The remainder of the book is largely the story of (Greater) China wrestling back control of the standards process for Chinese character set coding. After discussing input methods and incompatible coding standards between different machines, Tsu ends with a description of her attendance at Chinese character standards meetings, which sound simultaneously fascinating and tedious.
The basic problem these meetings tackle is whether variations of a character are the same character or a different one: think “Æ” vs “AE”. This sounds trivial until one thinks about such problems as printing (as many distinct variations as possible) and searching (only meaningful differences should apply). Ironically, one result of the “Simplified Character” standardization process was a rift between “Traditional Characters” (still used in Taiwan and Hong Kong) and those now used in the PRC. Are 國 and 国 the same character, or not? Is the Japanese Kanji character 国 the “same” as the Chinese one? The answer may depend on whether one is a librarian or a typographer. Hence the committee meetings.
While at one level arcane, these are endlessly fascinating questions which cut to the core of what language and communication are. The fuzziness of language is not entirely suited to the binary nature of computerized data.

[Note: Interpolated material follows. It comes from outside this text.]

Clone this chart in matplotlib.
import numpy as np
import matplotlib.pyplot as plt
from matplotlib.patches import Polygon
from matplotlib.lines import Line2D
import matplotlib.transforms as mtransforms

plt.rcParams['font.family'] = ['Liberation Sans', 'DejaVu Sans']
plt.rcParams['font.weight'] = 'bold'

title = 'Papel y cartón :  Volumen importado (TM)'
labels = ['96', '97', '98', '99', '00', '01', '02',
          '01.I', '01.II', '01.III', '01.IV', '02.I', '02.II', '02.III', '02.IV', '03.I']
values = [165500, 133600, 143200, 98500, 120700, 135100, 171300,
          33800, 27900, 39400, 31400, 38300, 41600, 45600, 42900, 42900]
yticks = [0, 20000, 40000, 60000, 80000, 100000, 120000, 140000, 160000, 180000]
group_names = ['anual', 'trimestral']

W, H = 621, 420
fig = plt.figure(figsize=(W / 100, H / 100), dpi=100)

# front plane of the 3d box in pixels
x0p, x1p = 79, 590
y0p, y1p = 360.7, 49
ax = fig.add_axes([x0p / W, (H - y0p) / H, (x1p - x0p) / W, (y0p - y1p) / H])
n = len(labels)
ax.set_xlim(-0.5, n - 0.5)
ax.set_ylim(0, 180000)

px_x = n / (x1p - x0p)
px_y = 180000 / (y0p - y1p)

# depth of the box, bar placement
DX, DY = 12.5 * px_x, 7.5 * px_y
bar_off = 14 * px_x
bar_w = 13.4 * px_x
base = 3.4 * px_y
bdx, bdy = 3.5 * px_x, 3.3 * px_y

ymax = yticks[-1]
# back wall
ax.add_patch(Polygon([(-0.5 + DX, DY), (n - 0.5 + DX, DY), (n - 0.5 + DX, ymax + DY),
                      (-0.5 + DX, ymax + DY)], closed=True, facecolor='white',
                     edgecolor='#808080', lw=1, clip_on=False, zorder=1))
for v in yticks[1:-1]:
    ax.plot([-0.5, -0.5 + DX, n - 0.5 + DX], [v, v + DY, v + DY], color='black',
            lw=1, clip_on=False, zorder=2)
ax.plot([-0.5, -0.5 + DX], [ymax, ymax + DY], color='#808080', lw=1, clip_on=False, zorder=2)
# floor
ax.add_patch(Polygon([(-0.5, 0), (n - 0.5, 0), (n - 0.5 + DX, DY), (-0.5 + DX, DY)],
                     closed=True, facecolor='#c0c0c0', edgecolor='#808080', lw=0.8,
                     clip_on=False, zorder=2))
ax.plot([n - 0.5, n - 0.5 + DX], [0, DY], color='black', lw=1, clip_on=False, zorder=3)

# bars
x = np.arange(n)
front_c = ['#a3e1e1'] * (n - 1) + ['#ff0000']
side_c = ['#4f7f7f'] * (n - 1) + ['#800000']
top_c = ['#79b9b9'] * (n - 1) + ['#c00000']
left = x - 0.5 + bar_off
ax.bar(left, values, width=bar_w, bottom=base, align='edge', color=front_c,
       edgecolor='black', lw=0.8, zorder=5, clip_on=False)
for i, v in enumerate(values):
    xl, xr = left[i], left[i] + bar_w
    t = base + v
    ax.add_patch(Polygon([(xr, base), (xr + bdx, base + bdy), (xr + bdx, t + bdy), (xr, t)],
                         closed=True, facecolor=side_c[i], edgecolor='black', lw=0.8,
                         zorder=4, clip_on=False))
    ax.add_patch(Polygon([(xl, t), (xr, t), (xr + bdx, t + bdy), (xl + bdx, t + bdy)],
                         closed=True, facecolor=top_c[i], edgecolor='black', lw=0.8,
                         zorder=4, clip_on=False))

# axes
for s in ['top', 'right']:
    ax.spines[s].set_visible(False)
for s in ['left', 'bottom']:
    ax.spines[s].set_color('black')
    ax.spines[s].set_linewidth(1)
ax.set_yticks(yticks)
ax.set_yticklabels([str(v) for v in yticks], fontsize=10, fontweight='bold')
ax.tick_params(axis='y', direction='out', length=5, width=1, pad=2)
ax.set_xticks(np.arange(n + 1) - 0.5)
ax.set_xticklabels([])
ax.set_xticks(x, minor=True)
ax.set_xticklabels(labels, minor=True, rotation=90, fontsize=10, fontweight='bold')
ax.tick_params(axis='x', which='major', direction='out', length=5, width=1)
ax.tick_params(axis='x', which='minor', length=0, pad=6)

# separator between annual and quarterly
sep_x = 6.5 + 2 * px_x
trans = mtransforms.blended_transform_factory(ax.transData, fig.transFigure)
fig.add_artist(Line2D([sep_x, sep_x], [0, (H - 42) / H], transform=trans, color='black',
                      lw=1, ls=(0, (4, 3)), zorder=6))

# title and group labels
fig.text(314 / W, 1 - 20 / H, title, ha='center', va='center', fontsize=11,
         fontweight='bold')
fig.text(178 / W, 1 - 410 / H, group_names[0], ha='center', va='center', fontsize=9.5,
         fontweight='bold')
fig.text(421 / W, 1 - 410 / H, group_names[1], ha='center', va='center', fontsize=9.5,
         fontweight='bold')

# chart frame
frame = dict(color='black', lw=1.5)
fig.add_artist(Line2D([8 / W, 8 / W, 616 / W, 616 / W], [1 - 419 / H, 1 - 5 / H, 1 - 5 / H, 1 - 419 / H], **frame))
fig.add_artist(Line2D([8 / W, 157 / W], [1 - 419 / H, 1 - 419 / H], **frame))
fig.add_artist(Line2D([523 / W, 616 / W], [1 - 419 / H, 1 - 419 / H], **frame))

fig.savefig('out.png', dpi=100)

This interesting and very readable book is however colored by a political framing. Today, Tsu writes, China “is poised to create its own Han script sphere of influence…”, that:
Beyond culture and tradition, Chinese script has been sharpened and upgraded into a technology that is intended to be a first step, a foundation for building an entire ecology of Chinese digital nationalism. China is aiming to reshape global standards, from supply chains to 5G.
This is imbuing the subject with a significance it doesn’t warrant: regardless of what one may think of “Chinese digital nationalism”, a Chinese-specific character-set standard is far narrower in scope than a global telecoms standard like 5G. Information compatibility, as those who work in the field know, is a function of format (WORD vs PDF, for example) as well as character set: one cannot just reach into a file and read it without first knowing what sort of a file it is. And as AI proceeds, the need for character set standards may diminish: if Google Translate can recognize the input language without being told, computers can also recognize the character set.
Occam’s razor might indicate that the century-old discussions at the International Telegraphic Union probably had less to do with Chinese “sovereignty” than the vested financial interests of the main telegraphy companies. And while is indeed that case that the American Standard Code for Information Interchange or
ASCII was never meant to accommodate non-Western script systems containing thousands of ideographic characters …
this was not
due either to its designers’ limited worldview or their failure to imagine the code’s wild success beyond the Western alphabetic world …
ASCII, which dates from the 1960s, wasn’t even “meant to accommodate” French.
Information coding is a far more interesting subject than it would first appear. Ideographic writing systems like Chinese are particularly fascinating … and relevant to anyone who uses an electronic device (emojis—characters with meaning independent of pronunciation—operate not unlike Chinese characters).
Tsu dispels much of the opaqueness of the subject by embedding it into a story of language, characters and particularly fascinating tales of pre-computer technology.